Concrete tasks vary wildly depending on the group. Here's what participation actually looks like in practice.

At the Comité des fêtes de Joliette, you'll help plan and execute major community events—the Fête nationale celebrations at Place Bourget, the Défilé de Noël down Rue Saint-Louis, summer concerts at the Galerie d'art du Musée grounds. Tasks include securing permits, coordinating with city services, booking entertainment, and managing volunteers on event day. It's operational work, and it's exhausting—but when you see hundreds of your neighbours enjoying something you helped build, that exhaustion transforms into something else entirely.

Environmental groups focus on tangible outcomes. The Conseil régional de l'environnement de Lanaudière coordinates tree planting along the Rivière L'Assomption, invasive species removal in local green spaces, and water quality monitoring. You'll get dirty. You'll learn to identify plants native to our region. You'll probably get mosquito bites. You'll also see measurable improvement in local ecosystems.

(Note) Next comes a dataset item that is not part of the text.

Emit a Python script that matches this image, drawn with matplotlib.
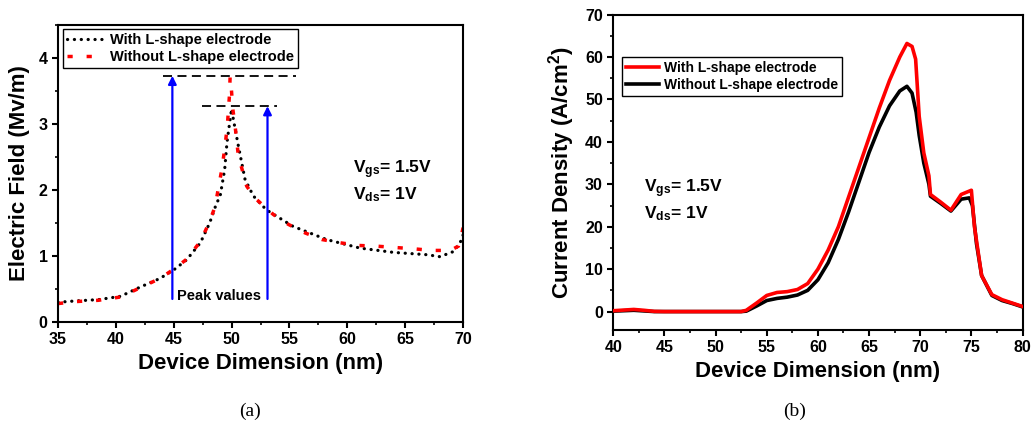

Social service groups need different skills. The Maison de la famille de Joliette runs programs for parents and young children—they need people to set up activity spaces, prepare snacks, or simply play with kids while parents attend workshops. The Meals on Wheels program (operated by local religious and community organizations) needs drivers to deliver hot meals to homebound residents across Joliette's neighbourhoods.

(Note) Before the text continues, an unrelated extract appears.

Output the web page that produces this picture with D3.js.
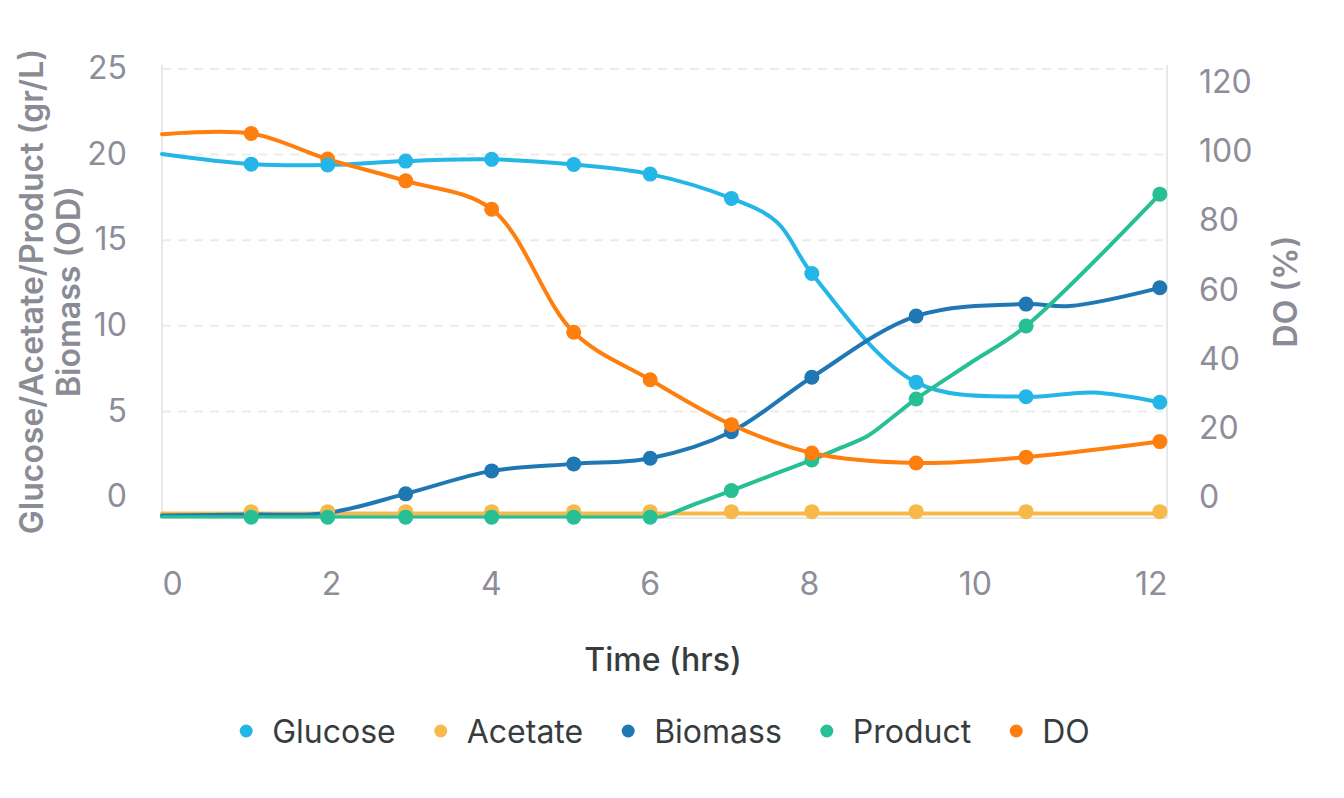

Advocacy groups—like those focused on housing, accessibility, or transportation in Joliette—need people to attend council meetings, write letters to the Le Guide de Joliette and L'Action de Joliette newspapers, and talk to neighbours about local issues. This work is less visible but arguably more consequential. When the city proposed changes to bus service along Boulevard Manseau last year, community group pressure genuinely influenced the final decision.

How Can I Find the Right Group for My Skills and Schedule?

Matching yourself to the right opportunity prevents the common cycle of enthusiastic joining followed by guilty abandonment.

Be honest about your constraints. If you work irregular hours at one of Joliette's manufacturing plants or service jobs, avoid groups that meet weekday evenings. Look instead for weekend-focused organizations—the trail maintenance crews, event committees, or the Société de développement commercial du centre-ville de Joliette which often schedules volunteer work for Saturday mornings.

If you have specific professional skills—accounting, legal knowledge, construction, teaching—say so when you approach a group. The Corporation de développement de Joliette desperately needs people with business experience to mentor entrepreneurs. Heritage groups need researchers and writers. Event committees always need people who understand logistics, sound systems, or food safety.

Don't underestimate the value of simply being reliable. Many Joliette community groups are held together by three or four dedicated people who are burning out. Showing up consistently—literally just being present—makes you invaluable within six months. You don't need special skills; you need persistence.

Consider starting small. Attend three different group meetings before committing to any of them. Volunteer for a one-day event before joining a planning committee. The Journées de la culture in September offers perfect low-risk opportunities—dozens of organizations across Joliette host activities, and you can sample different types of involvement without long-term commitment.

Finally, talk to your neighbours. In Joliette, personal recommendations still matter more than websites. The person shoveling their walk on Rue Saint-Louis, the cashier at IGA on Boulevard Firestone, the librarian at Bibliothèque Charles-Émile-Maillet—these people know which groups are active, which are welcoming to newcomers, and which ones desperately need help right now. Ask them. They'll tell you the truth.

Our community runs on participation. The organizations described here aren't abstract institutions—they're your neighbours organizing, advocating, and maintaining the spaces we all share. Joliette works because people show up. Join them.